Updated on 30 July 2012
Tuberculosis (TB) is the leading cause of death worldwide. According to the WHO, India accounts for the one-fifth of global TB problem with about 800,000 lakh of new infectious cases each year, resulting in two deaths-per-three minutes. With the advent of extrapulmonary TB (EPTB), HIV and MDR-TB the situation has worsened. In most of the developing countries, including India, sputum smear microscopy is still a backbone of TB diagnosis. It is less sensitive and can miss half of the pulmonary TB cases, which otherwise proves to be a potential reservoir for transmitting the infection from individual-to-individual. There is an overwhelming need for improving TB diagnostics in India through the use of cost-effective and patient-friendly methods owing to large genetic diversity among the target population.
Improved diagnostic tests such as rapid mycobacterial culture and nucleic acid amplification (NAA) tests are available in high-income countries but are often too expensive and complex for routine use by TB control programs in resource-constrained TB-endemic regions.

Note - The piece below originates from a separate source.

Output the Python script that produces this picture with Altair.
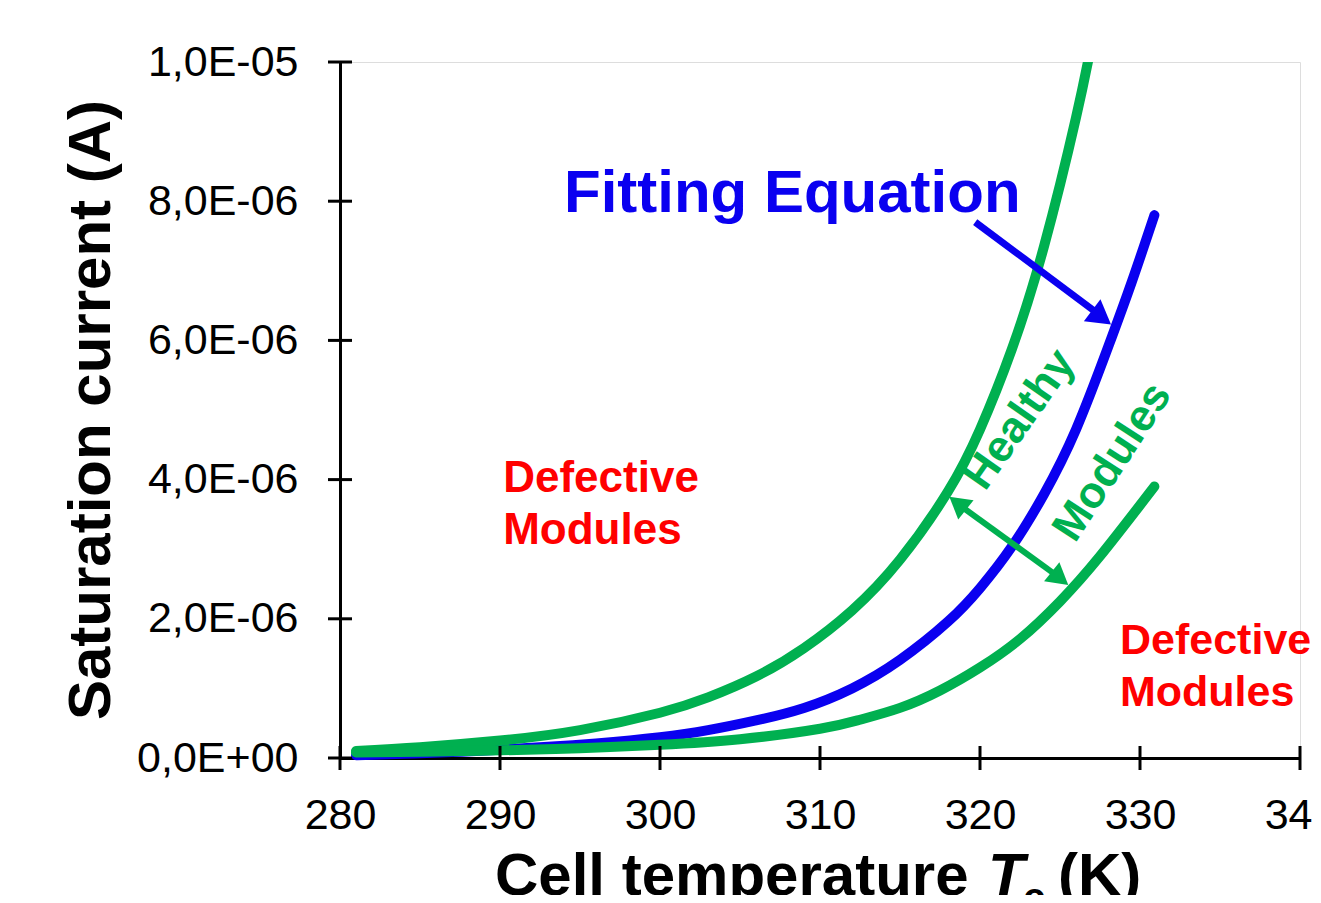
import altair as alt
import pandas as pd

# ---------------- data ----------------
# Saturation current in micro-amps (converted to A below)
upper_T = [281, 285, 290, 295, 300, 303, 306, 309, 312, 315, 318, 320, 322, 324, 326, 327]
upper_I = [0.10, 0.155, 0.25, 0.40, 0.65, 0.87, 1.17, 1.58, 2.12, 2.85, 3.83, 4.72, 5.88, 7.35, 9.20, 10.3]

fit_T = [281, 284, 287, 290, 293, 296, 300, 303, 306, 309, 312, 315, 318, 320, 322, 324, 326, 328, 329.5, 330.9]
fit_I = [0.04, 0.06, 0.085, 0.12, 0.16, 0.21, 0.30, 0.40, 0.54, 0.72, 1.00, 1.41, 1.96, 2.44, 3.04, 3.79, 4.72, 5.90, 6.85, 7.80]

lower_T = [281, 285, 290, 295, 300, 305, 310, 312.5, 315, 317.5, 320, 322.5, 325, 327.5, 330.9]
lower_I = [0.08, 0.09, 0.11, 0.14, 0.19, 0.27, 0.42, 0.55, 0.72, 0.97, 1.30, 1.71, 2.25, 2.90, 3.90]

x_ticks = [280, 290, 300, 310, 320, 330, 340]
y_ticks = [0, 2e-6, 4e-6, 6e-6, 8e-6, 1e-5]
y_tick_labels = ["0,0E+00", "2,0E-06", "4,0E-06", "6,0E-06", "8,0E-06", "1,0E-05"]

GREEN = "#00B050"
BLUE = "#0A00F0"
RED = "#FF0000"
FONT = "Liberation Sans"

def series(T, I, name):
    return pd.DataFrame({"T": T, "I": [v * 1e-6 for v in I], "s": name, "o": range(len(T))})

df_upper = series(upper_T, upper_I, "upper")
df_fit = series(fit_T, fit_I, "fit")
df_lower = series(lower_T, lower_I, "lower")

W, H = 960, 696
xs = alt.Scale(domain=[280, 340], nice=False, zero=False)
ys = alt.Scale(domain=[0, 1e-5], nice=False, zero=True)

label_expr = "[" + ",".join("'%s'" % s for s in y_tick_labels) + "][round(datum.value / 2e-6)]"

xaxis = alt.Axis(values=x_ticks, ticks=False, grid=False, domainColor="black", domainWidth=3,
                 labelFont=FONT, labelFontSize=43, labelColor="black", labelPadding=36,
                 labelFlush=False, labelOverlap=False, title=None, format="d")
yaxis = alt.Axis(values=y_ticks, ticks=False, grid=False, domainColor="black", domainWidth=3,
                 labelFont=FONT, labelFontSize=43, labelColor="black", labelPadding=42,
                 labelExpr=label_expr, labelFlush=False, labelOverlap=False, title=None)

def line(df, color, clip=False):
    return alt.Chart(df).mark_line(color=color, strokeWidth=10, strokeCap="round",
                                   interpolate="natural", clip=clip).encode(
        x=alt.X("T:Q", scale=xs, axis=xaxis),
        y=alt.Y("I:Q", scale=ys, axis=yaxis),
        order="o:Q",
    )

base_axes = line(df_fit, BLUE)
l_upper = line(df_upper, GREEN, clip=True)
l_lower = line(df_lower, GREEN)

# cross ticks
xt = alt.Chart(pd.DataFrame({"T": x_ticks})).mark_rule(color="black", strokeWidth=3).encode(
    x=alt.X("T:Q", scale=xs), y=alt.value(H - 12), y2=alt.value(H + 12))
yt = alt.Chart(pd.DataFrame({"I": y_ticks})).mark_rule(color="black", strokeWidth=3).encode(
    y=alt.Y("I:Q", scale=ys), x=alt.value(-12), x2=alt.value(12))

# arrows (annotation geometry in data coordinates)
arrow_blue = pd.DataFrame({"T": [319.7], "I": [7.70e-6], "T2": [327.4], "I2": [6.38e-6]})
arrow_blue_head = pd.DataFrame({"T": [327.6], "I": [6.33e-6]})
arrow_green = pd.DataFrame({"T": [318.8], "I": [3.62e-6], "T2": [324.8], "I2": [2.62e-6]})
arrow_green_heads = pd.DataFrame({"T": [318.6, 325.0], "I": [3.66e-6, 2.58e-6], "a": [218.7, 38.7]})

ab = alt.Chart(arrow_blue).mark_rule(color=BLUE, strokeWidth=7).encode(
    x=alt.X("T:Q", scale=xs), y=alt.Y("I:Q", scale=ys), x2="T2:Q", y2="I2:Q")
abh = alt.Chart(arrow_blue_head).mark_point(shape="triangle-right", filled=True, color=BLUE,
                                            size=750, opacity=1, angle=37.3).encode(
    x=alt.X("T:Q", scale=xs), y=alt.Y("I:Q", scale=ys))
ag = alt.Chart(arrow_green).mark_rule(color=GREEN, strokeWidth=6).encode(
    x=alt.X("T:Q", scale=xs), y=alt.Y("I:Q", scale=ys), x2="T2:Q", y2="I2:Q")
agh = alt.Chart(arrow_green_heads).mark_point(shape="triangle-right", filled=True, color=GREEN,
                                              size=600, opacity=1).encode(
    x=alt.X("T:Q", scale=xs), y=alt.Y("I:Q", scale=ys), angle=alt.Angle("a:Q", scale=None))

def txt(T, I, text, color, size, **kw):
    d = pd.DataFrame({"T": [T], "I": [I], "t": [text]})
    return alt.Chart(d).mark_text(color=color, fontSize=size, font=FONT, fontWeight="bold", **kw).encode(
        x=alt.X("T:Q", scale=xs), y=alt.Y("I:Q", scale=ys), text="t:N")

t_fit = txt(294.0, 7.84e-6, "Fitting Equation", BLUE, 60, align="left", baseline="alphabetic")
t_def1 = txt(290.2, 3.82e-6, ["Defective", "Modules"], RED, 44, align="left", baseline="alphabetic", lineHeight=52)
t_def2 = txt(328.75, 1.49e-6, ["Defective", "Modules"], RED, 43, align="left", baseline="alphabetic", lineHeight=52)
t_healthy = txt(322.5, 4.86e-6, "Healthy", GREEN, 44, align="center", baseline="middle", angle=305)
t_modules = txt(328.3, 4.25e-6, "Modules", GREEN, 44, align="center", baseline="middle", angle=303)

# axis titles (outside the plot, pixel positions)
def ptxt(x, y, text, size, **kw):
    return alt.Chart(pd.DataFrame({"t": [text]})).mark_text(
        color="black", fontSize=size, font=FONT, fontWeight="bold", **kw).encode(
        x=alt.value(x), y=alt.value(y), text="t:N")

title_y = ptxt(-230, 348, "Saturation current (A)", 60, angle=270, align="center", baseline="alphabetic")
tx1 = ptxt(155, 833, "Cell temperature", 60, align="left", baseline="alphabetic")
tx2 = ptxt(648, 833, "T", 60, align="left", baseline="alphabetic", fontStyle="italic")
tx3 = ptxt(683, 849, "c", 40, align="left", baseline="alphabetic")
tx4 = ptxt(718, 833, "(K)", 60, align="left", baseline="alphabetic")

chart = alt.layer(
    base_axes, l_upper, l_lower, xt, yt, ab, abh, ag, agh,
    t_fit, t_def1, t_def2, t_healthy, t_modules,
    title_y, tx1, tx2, tx3, tx4,
).properties(
    width=W, height=H,
    autosize=alt.AutoSizeParams(type="none"),
    padding={"left": 332, "top": 54, "right": 13, "bottom": 137},
).configure_view(stroke=None).configure(background="white")

chart.save("out.html", embed_options={"renderer": "svg", "actions": False})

The Xpert MTB/RIF (by Cepheid, US), recently endorsed by the WHO, is rapid and highly sensitive for detection of TB and drug resistance. However, this new technology is costly, preventing its use in many areas. Accurate, rapid, inexpensive, simple diagnostic tests are urgently needed for TB care and control.
In India, serological tests to detect antigens or antibodies to M. tuberculosis specific components by using cocktails of excretory or secretory protein antigens, Ag 85 complex antigens, Hsp 65 antigen, RD1 antigens have also been developed. These groups have been extensively working on over the past couple of decades and showed promise of these tests to diagnose TB through various literatures. Several biomolecules are available at our doorstep worth capable of delivering the diagnostics from concepts to the deliveries. Over the past decade, the involvement of agencies, such as stop TB Partnership's New Diagnostics working group, the WHO, TDR, Foundation for Innovative New Diagnostics (FIND), has led to the resurgence of interest in the development of new diagnostics. However, breakthrough on development of simple, rapid and cost effective diagnostic kit for mass is still evading the health administrators for effective TB control.
While serological tests work well for several infectious diseases, existing serological tests for TB (both ELISA and rapid lateral flow tests) are not accurate or consistent enough to be useful, as shown by a 2007 meta-analysis1 and confirmed by an independent evaluation of 19 commercial rapid tests by the WHO the following year2. However, evidence from these studies was not translated into policy at that time. In 2010, the WHO recognized this widespread problem and convened an expert group to formulate a policy. The expert group considered an updated meta-analysis of test and concluded that commercial serological tests remain inconsistent and inaccurate. The WHO in its first-ever negative policy recommendation called on governments to immediately ban on commercial tests to detect pulmonary TB and extra pulmonary TB.